▸ PROMPT
Write out the material exactly, leaving every picture behind.

▸ TASK MATERIAL
-*-

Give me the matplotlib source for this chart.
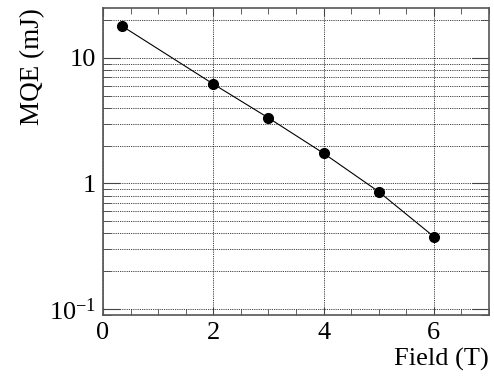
import numpy as np
import matplotlib
matplotlib.use("Agg")
import matplotlib.pyplot as plt
from matplotlib.ticker import FixedLocator, FuncFormatter, LogLocator, NullFormatter

plt.rcParams["font.family"] = "Liberation Serif"
plt.rcParams["mathtext.fontset"] = "custom"
plt.rcParams["mathtext.rm"] = "Liberation Serif"

field = [0.35, 2, 3, 4, 5, 6]
mqe = [17.9, 6.2, 3.33, 1.74, 0.86, 0.377]

fig = plt.figure(figsize=(4.94, 3.76), dpi=100)
ax = fig.add_axes([103 / 494, 1 - 315 / 376, (489 - 103) / 494, (315 - 8) / 376])

ax.plot(field, mqe, color="black", lw=0.8, marker="o", ms=7, zorder=3)

ax.set_yscale("log")
ax.set_xlim(0, 7)
ax.set_ylim(0.0896, 25)

ax.xaxis.set_major_locator(FixedLocator([0, 2, 4, 6]))
ax.xaxis.set_minor_locator(FixedLocator(np.arange(0, 7.01, 0.5)))
ax.yaxis.set_major_locator(LogLocator(base=10, numticks=10))
ax.yaxis.set_minor_locator(LogLocator(base=10, subs=np.arange(2, 10), numticks=10))
ax.yaxis.set_minor_formatter(NullFormatter())


def ylab(v, pos):
    if abs(v - 10) < 1e-6:
        return "10"
    if abs(v - 1) < 1e-6:
        return "1"
    if abs(v - 0.1) < 1e-6:
        return r"$\mathregular{10^{-1}}$"
    return ""


ax.yaxis.set_major_formatter(FuncFormatter(ylab))

ax.tick_params(which="both", direction="in", top=True, right=True, labelsize=19, color="#444444")
ax.tick_params(axis="y", which="major", length=12, pad=5)
ax.tick_params(axis="y", which="minor", length=6)
ax.tick_params(axis="x", which="major", length=6, pad=5)
ax.tick_params(axis="x", which="minor", length=4)

ax.grid(True, which="major", axis="x", ls=(0, (1, 1.2)), color="black", lw=0.6)
ax.grid(True, which="both", axis="y", ls=(0, (1, 1.2)), color="black", lw=0.6)

for s in ax.spines.values():
    s.set_color("#555555")
    s.set_linewidth(1.2)

ax.set_xlabel("Field (T)", fontsize=19, loc="right", labelpad=3)
ax.set_ylabel("MQE (mJ)", fontsize=19.5, loc="top", labelpad=3)

fig.savefig("out.png", dpi=100)
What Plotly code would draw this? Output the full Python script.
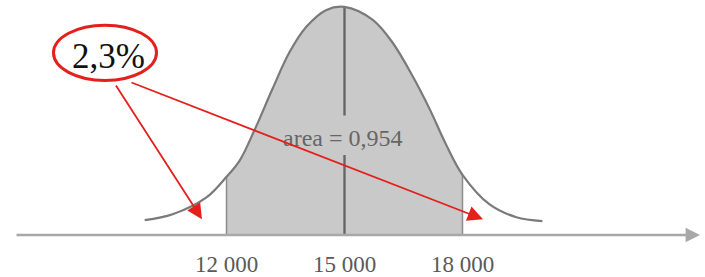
import plotly.graph_objects as go

# ---- data ----
mean_value = 15000
lower_bound = 12000
upper_bound = 18000
area_label = "area = 0,954"
tail_label = "2,3%"
tick_values = [12000, 15000, 18000]
tick_labels = ["12 000", "15 000", "18 000"]

# curve (relative height, peak = 1)
curve_x = [9920, 10630, 11490, 12000, 12330, 12710, 13170, 13600, 14030, 14540,
           15000, 15710, 16220, 16730, 17160, 17590, 18000, 18690, 19370, 20030]
curve_y = [0.065, 0.091, 0.165, 0.255, 0.325, 0.459, 0.641, 0.801, 0.913, 0.987,
           1.0, 0.944, 0.844, 0.697, 0.554, 0.394, 0.264, 0.134, 0.078, 0.061]

# ---- figure ----
W, H = 705, 277
px_per_unit = 118 / 3000
x_left = mean_value - 344.5 / px_per_unit
x_right = mean_value + (W - 344.5) / px_per_unit
axis_px = 238
peak_px = 231
y_top = axis_px / peak_px

def xv(px):
    return mean_value + (px - 344.5) / px_per_unit

def yv(py):
    return (axis_px - py) / peak_px

shade_x = [x for x in curve_x if lower_bound <= x <= upper_bound]
shade_y = [y for x, y in zip(curve_x, curve_y) if lower_bound <= x <= upper_bound]

h_low = curve_y[curve_x.index(lower_bound)]
h_up = curve_y[curve_x.index(upper_bound)]
h_mid = curve_y[curve_x.index(mean_value)]

fig = go.Figure()
fig.add_trace(go.Scatter(x=shade_x, y=shade_y, mode="lines", line=dict(width=0, shape="spline"),
                         fill="tozeroy", fillcolor="#c9c9c9", hoverinfo="skip"))
fig.add_trace(go.Scatter(x=[lower_bound, lower_bound], y=[0, h_low], mode="lines",
                         line=dict(color="#8c8c8c", width=1.5), hoverinfo="skip"))
fig.add_trace(go.Scatter(x=[upper_bound, upper_bound], y=[0, h_up], mode="lines",
                         line=dict(color="#8c8c8c", width=1.5), hoverinfo="skip"))
# centre line, interrupted by the label
fig.add_trace(go.Scatter(x=[mean_value, mean_value, None, mean_value, mean_value],
                         y=[0, yv(157), None, yv(117), h_mid], mode="lines",
                         line=dict(color="#666666", width=2.4), hoverinfo="skip"))
fig.add_trace(go.Scatter(x=curve_x, y=curve_y, mode="lines",
                         line=dict(color="#7a7a7a", width=2.2, shape="spline"), hoverinfo="skip"))

annotations = [
    # horizontal axis with arrow
    dict(x=xv(700), y=0, ax=xv(15), ay=0, xref="x", yref="y", axref="x", ayref="y",
         showarrow=True, arrowhead=2, arrowsize=1.2, arrowwidth=2.4, arrowcolor="#a8a8a8",
         text="", standoff=0, startstandoff=0),
    dict(x=mean_value - 60, y=yv(140), xref="x", yref="y", text=area_label, showarrow=False,
         font=dict(family="Liberation Serif", size=24, color="#666666")),
    dict(x=xv(108), y=yv(57), xref="x", yref="y", text=tail_label, showarrow=False,
         font=dict(family="Liberation Serif", size=35, color="#111111")),
    dict(x=xv(202), y=yv(222), ax=xv(115), ay=yv(85), xref="x", yref="y", axref="x", ayref="y",
         showarrow=True, arrowhead=2, arrowsize=1.7, arrowwidth=1.8, arrowcolor="#e3201c",
         text="", standoff=0),
    dict(x=xv(483), y=yv(222), ax=xv(130), ay=yv(83), xref="x", yref="y", axref="x", ayref="y",
         showarrow=True, arrowhead=2, arrowsize=1.7, arrowwidth=1.8, arrowcolor="#e3201c",
         text="", standoff=0),
]

fig.add_shape(type="circle", xref="x", yref="y", x0=xv(53.5), x1=xv(156.5), y0=yv(81.5), y1=yv(25.5),
              line=dict(color="#e3201c", width=3))

fig.update_layout(
    width=W, height=H, margin=dict(l=0, r=0, t=0, b=H - axis_px),
    paper_bgcolor="white", plot_bgcolor="white", showlegend=False,
    annotations=annotations,
    xaxis=dict(range=[x_left, x_right], showgrid=False, zeroline=False, showline=False,
               tickvals=tick_values, ticktext=tick_labels, ticks="outside", ticklen=8,
               tickcolor="rgba(0,0,0,0)",
               tickfont=dict(family="Liberation Serif", size=23, color="#5a5a5a")),
    yaxis=dict(range=[0, y_top], visible=False),
)

fig.write_html("out.html", config={"displayModeBar": False},
               post_script="document.body.style.margin='0';document.body.style.overflow='hidden';")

-*-

▸ RESULT OF THIS TASK
Give me the matplotlib source for this chart.
import numpy as np
import matplotlib
matplotlib.use("Agg")
import matplotlib.pyplot as plt
from matplotlib.ticker import FixedLocator, FuncFormatter, LogLocator, NullFormatter

plt.rcParams["font.family"] = "Liberation Serif"
plt.rcParams["mathtext.fontset"] = "custom"
plt.rcParams["mathtext.rm"] = "Liberation Serif"

field = [0.35, 2, 3, 4, 5, 6]
mqe = [17.9, 6.2, 3.33, 1.74, 0.86, 0.377]

fig = plt.figure(figsize=(4.94, 3.76), dpi=100)
ax = fig.add_axes([103 / 494, 1 - 315 / 376, (489 - 103) / 494, (315 - 8) / 376])

ax.plot(field, mqe, color="black", lw=0.8, marker="o", ms=7, zorder=3)

ax.set_yscale("log")
ax.set_xlim(0, 7)
ax.set_ylim(0.0896, 25)

ax.xaxis.set_major_locator(FixedLocator([0, 2, 4, 6]))
ax.xaxis.set_minor_locator(FixedLocator(np.arange(0, 7.01, 0.5)))
ax.yaxis.set_major_locator(LogLocator(base=10, numticks=10))
ax.yaxis.set_minor_locator(LogLocator(base=10, subs=np.arange(2, 10), numticks=10))
ax.yaxis.set_minor_formatter(NullFormatter())


def ylab(v, pos):
    if abs(v - 10) < 1e-6:
        return "10"
    if abs(v - 1) < 1e-6:
        return "1"
    if abs(v - 0.1) < 1e-6:
        return r"$\mathregular{10^{-1}}$"
    return ""


ax.yaxis.set_major_formatter(FuncFormatter(ylab))

ax.tick_params(which="both", direction="in", top=True, right=True, labelsize=19, color="#444444")
ax.tick_params(axis="y", which="major", length=12, pad=5)
ax.tick_params(axis="y", which="minor", length=6)
ax.tick_params(axis="x", which="major", length=6, pad=5)
ax.tick_params(axis="x", which="minor", length=4)

ax.grid(True, which="major", axis="x", ls=(0, (1, 1.2)), color="black", lw=0.6)
ax.grid(True, which="both", axis="y", ls=(0, (1, 1.2)), color="black", lw=0.6)

for s in ax.spines.values():
    s.set_color("#555555")
    s.set_linewidth(1.2)

ax.set_xlabel("Field (T)", fontsize=19, loc="right", labelpad=3)
ax.set_ylabel("MQE (mJ)", fontsize=19.5, loc="top", labelpad=3)

fig.savefig("out.png", dpi=100)
What Plotly code would draw this? Output the full Python script.
import plotly.graph_objects as go

# ---- data ----
mean_value = 15000
lower_bound = 12000
upper_bound = 18000
area_label = "area = 0,954"
tail_label = "2,3%"
tick_values = [12000, 15000, 18000]
tick_labels = ["12 000", "15 000", "18 000"]

# curve (relative height, peak = 1)
curve_x = [9920, 10630, 11490, 12000, 12330, 12710, 13170, 13600, 14030, 14540,
           15000, 15710, 16220, 16730, 17160, 17590, 18000, 18690, 19370, 20030]
curve_y = [0.065, 0.091, 0.165, 0.255, 0.325, 0.459, 0.641, 0.801, 0.913, 0.987,
           1.0, 0.944, 0.844, 0.697, 0.554, 0.394, 0.264, 0.134, 0.078, 0.061]

# ---- figure ----
W, H = 705, 277
px_per_unit = 118 / 3000
x_left = mean_value - 344.5 / px_per_unit
x_right = mean_value + (W - 344.5) / px_per_unit
axis_px = 238
peak_px = 231
y_top = axis_px / peak_px

def xv(px):
    return mean_value + (px - 344.5) / px_per_unit

def yv(py):
    return (axis_px - py) / peak_px

shade_x = [x for x in curve_x if lower_bound <= x <= upper_bound]
shade_y = [y for x, y in zip(curve_x, curve_y) if lower_bound <= x <= upper_bound]

h_low = curve_y[curve_x.index(lower_bound)]
h_up = curve_y[curve_x.index(upper_bound)]
h_mid = curve_y[curve_x.index(mean_value)]

fig = go.Figure()
fig.add_trace(go.Scatter(x=shade_x, y=shade_y, mode="lines", line=dict(width=0, shape="spline"),
                         fill="tozeroy", fillcolor="#c9c9c9", hoverinfo="skip"))
fig.add_trace(go.Scatter(x=[lower_bound, lower_bound], y=[0, h_low], mode="lines",
                         line=dict(color="#8c8c8c", width=1.5), hoverinfo="skip"))
fig.add_trace(go.Scatter(x=[upper_bound, upper_bound], y=[0, h_up], mode="lines",
                         line=dict(color="#8c8c8c", width=1.5), hoverinfo="skip"))
# centre line, interrupted by the label
fig.add_trace(go.Scatter(x=[mean_value, mean_value, None, mean_value, mean_value],
                         y=[0, yv(157), None, yv(117), h_mid], mode="lines",
                         line=dict(color="#666666", width=2.4), hoverinfo="skip"))
fig.add_trace(go.Scatter(x=curve_x, y=curve_y, mode="lines",
                         line=dict(color="#7a7a7a", width=2.2, shape="spline"), hoverinfo="skip"))

annotations = [
    # horizontal axis with arrow
    dict(x=xv(700), y=0, ax=xv(15), ay=0, xref="x", yref="y", axref="x", ayref="y",
         showarrow=True, arrowhead=2, arrowsize=1.2, arrowwidth=2.4, arrowcolor="#a8a8a8",
         text="", standoff=0, startstandoff=0),
    dict(x=mean_value - 60, y=yv(140), xref="x", yref="y", text=area_label, showarrow=False,
         font=dict(family="Liberation Serif", size=24, color="#666666")),
    dict(x=xv(108), y=yv(57), xref="x", yref="y", text=tail_label, showarrow=False,
         font=dict(family="Liberation Serif", size=35, color="#111111")),
    dict(x=xv(202), y=yv(222), ax=xv(115), ay=yv(85), xref="x", yref="y", axref="x", ayref="y",
         showarrow=True, arrowhead=2, arrowsize=1.7, arrowwidth=1.8, arrowcolor="#e3201c",
         text="", standoff=0),
    dict(x=xv(483), y=yv(222), ax=xv(130), ay=yv(83), xref="x", yref="y", axref="x", ayref="y",
         showarrow=True, arrowhead=2, arrowsize=1.7, arrowwidth=1.8, arrowcolor="#e3201c",
         text="", standoff=0),
]

fig.add_shape(type="circle", xref="x", yref="y", x0=xv(53.5), x1=xv(156.5), y0=yv(81.5), y1=yv(25.5),
              line=dict(color="#e3201c", width=3))

fig.update_layout(
    width=W, height=H, margin=dict(l=0, r=0, t=0, b=H - axis_px),
    paper_bgcolor="white", plot_bgcolor="white", showlegend=False,
    annotations=annotations,
    xaxis=dict(range=[x_left, x_right], showgrid=False, zeroline=False, showline=False,
               tickvals=tick_values, ticktext=tick_labels, ticks="outside", ticklen=8,
               tickcolor="rgba(0,0,0,0)",
               tickfont=dict(family="Liberation Serif", size=23, color="#5a5a5a")),
    yaxis=dict(range=[0, y_top], visible=False),
)

fig.write_html("out.html", config={"displayModeBar": False},
               post_script="document.body.style.margin='0';document.body.style.overflow='hidden';")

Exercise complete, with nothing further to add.